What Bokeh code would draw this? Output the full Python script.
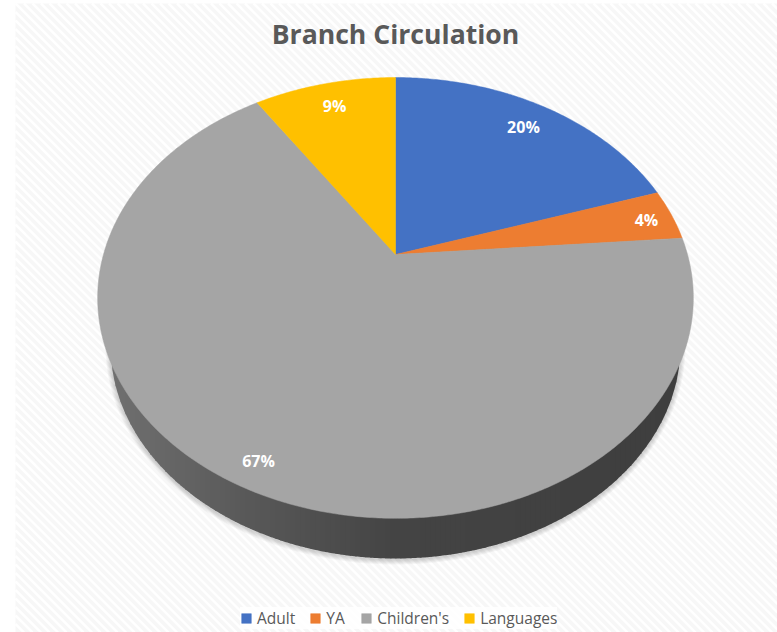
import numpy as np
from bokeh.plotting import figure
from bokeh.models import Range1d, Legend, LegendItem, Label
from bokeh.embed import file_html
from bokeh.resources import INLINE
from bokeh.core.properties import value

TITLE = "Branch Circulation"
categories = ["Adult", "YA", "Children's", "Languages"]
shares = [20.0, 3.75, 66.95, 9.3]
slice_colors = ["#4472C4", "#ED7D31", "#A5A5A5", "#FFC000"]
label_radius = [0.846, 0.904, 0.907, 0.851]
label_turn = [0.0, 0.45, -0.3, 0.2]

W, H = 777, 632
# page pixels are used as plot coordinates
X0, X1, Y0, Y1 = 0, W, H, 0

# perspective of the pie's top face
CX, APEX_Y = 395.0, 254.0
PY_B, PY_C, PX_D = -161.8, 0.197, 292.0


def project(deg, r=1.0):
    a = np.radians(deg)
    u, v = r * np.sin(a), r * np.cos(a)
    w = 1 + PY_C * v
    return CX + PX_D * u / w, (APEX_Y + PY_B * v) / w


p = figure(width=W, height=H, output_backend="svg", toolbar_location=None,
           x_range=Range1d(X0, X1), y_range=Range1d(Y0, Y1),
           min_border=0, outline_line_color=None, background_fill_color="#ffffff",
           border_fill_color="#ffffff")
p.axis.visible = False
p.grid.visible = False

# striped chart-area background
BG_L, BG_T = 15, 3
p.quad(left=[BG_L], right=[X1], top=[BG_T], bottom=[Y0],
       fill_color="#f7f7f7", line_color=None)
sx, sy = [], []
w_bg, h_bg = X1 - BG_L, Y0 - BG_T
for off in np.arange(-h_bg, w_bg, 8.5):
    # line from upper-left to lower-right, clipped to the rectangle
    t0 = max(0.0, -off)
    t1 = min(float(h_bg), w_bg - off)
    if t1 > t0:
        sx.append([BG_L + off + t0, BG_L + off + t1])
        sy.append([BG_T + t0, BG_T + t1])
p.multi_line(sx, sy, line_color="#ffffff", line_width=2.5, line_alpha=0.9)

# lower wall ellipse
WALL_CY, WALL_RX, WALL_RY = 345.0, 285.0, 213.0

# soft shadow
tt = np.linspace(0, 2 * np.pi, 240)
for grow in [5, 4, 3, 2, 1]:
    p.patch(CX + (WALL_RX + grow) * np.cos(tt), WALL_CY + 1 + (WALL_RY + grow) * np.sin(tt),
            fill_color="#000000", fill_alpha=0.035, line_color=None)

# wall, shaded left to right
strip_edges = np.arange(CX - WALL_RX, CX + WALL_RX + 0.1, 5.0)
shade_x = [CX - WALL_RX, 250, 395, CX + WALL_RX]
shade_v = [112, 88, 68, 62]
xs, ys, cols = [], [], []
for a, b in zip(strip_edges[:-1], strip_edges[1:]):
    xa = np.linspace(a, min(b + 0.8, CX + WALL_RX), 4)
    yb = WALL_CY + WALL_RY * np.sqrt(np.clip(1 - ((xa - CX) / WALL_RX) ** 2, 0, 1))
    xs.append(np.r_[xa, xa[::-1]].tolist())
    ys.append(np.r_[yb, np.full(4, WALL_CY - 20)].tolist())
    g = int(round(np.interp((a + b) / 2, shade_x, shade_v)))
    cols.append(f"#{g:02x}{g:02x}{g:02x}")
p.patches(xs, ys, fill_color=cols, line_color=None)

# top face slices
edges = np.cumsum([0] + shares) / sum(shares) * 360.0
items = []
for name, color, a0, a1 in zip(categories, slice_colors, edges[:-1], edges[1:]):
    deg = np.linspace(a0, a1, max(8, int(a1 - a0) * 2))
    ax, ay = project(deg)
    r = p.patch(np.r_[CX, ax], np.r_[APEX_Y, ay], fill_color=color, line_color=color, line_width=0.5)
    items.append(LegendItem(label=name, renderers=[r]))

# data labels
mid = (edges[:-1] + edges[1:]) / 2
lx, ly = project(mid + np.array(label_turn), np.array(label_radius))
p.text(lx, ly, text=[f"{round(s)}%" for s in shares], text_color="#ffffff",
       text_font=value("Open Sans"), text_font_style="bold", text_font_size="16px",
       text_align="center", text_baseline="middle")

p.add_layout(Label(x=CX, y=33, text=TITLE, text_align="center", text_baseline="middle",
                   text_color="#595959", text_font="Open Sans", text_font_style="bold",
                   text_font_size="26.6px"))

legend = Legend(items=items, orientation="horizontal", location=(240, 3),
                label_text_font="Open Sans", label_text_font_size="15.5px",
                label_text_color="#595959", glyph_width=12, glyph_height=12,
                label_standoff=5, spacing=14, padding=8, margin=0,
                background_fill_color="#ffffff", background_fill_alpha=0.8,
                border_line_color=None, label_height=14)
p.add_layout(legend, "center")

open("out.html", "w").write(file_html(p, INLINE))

* EXERCISE OBJECTIVE: From the first line of the listing above, repeat every line through the one holding "PY_B, PY_C, PX_D = -161.8, 0.197, 292.0". Both ends count, and pictures stay out.

* FINISHED ANSWER:
What Bokeh code would draw this? Output the full Python script.
import numpy as np
from bokeh.plotting import figure
from bokeh.models import Range1d, Legend, LegendItem, Label
from bokeh.embed import file_html
from bokeh.resources import INLINE
from bokeh.core.properties import value

TITLE = "Branch Circulation"
categories = ["Adult", "YA", "Children's", "Languages"]
shares = [20.0, 3.75, 66.95, 9.3]
slice_colors = ["#4472C4", "#ED7D31", "#A5A5A5", "#FFC000"]
label_radius = [0.846, 0.904, 0.907, 0.851]
label_turn = [0.0, 0.45, -0.3, 0.2]

W, H = 777, 632
# page pixels are used as plot coordinates
X0, X1, Y0, Y1 = 0, W, H, 0

# perspective of the pie's top face
CX, APEX_Y = 395.0, 254.0
PY_B, PY_C, PX_D = -161.8, 0.197, 292.0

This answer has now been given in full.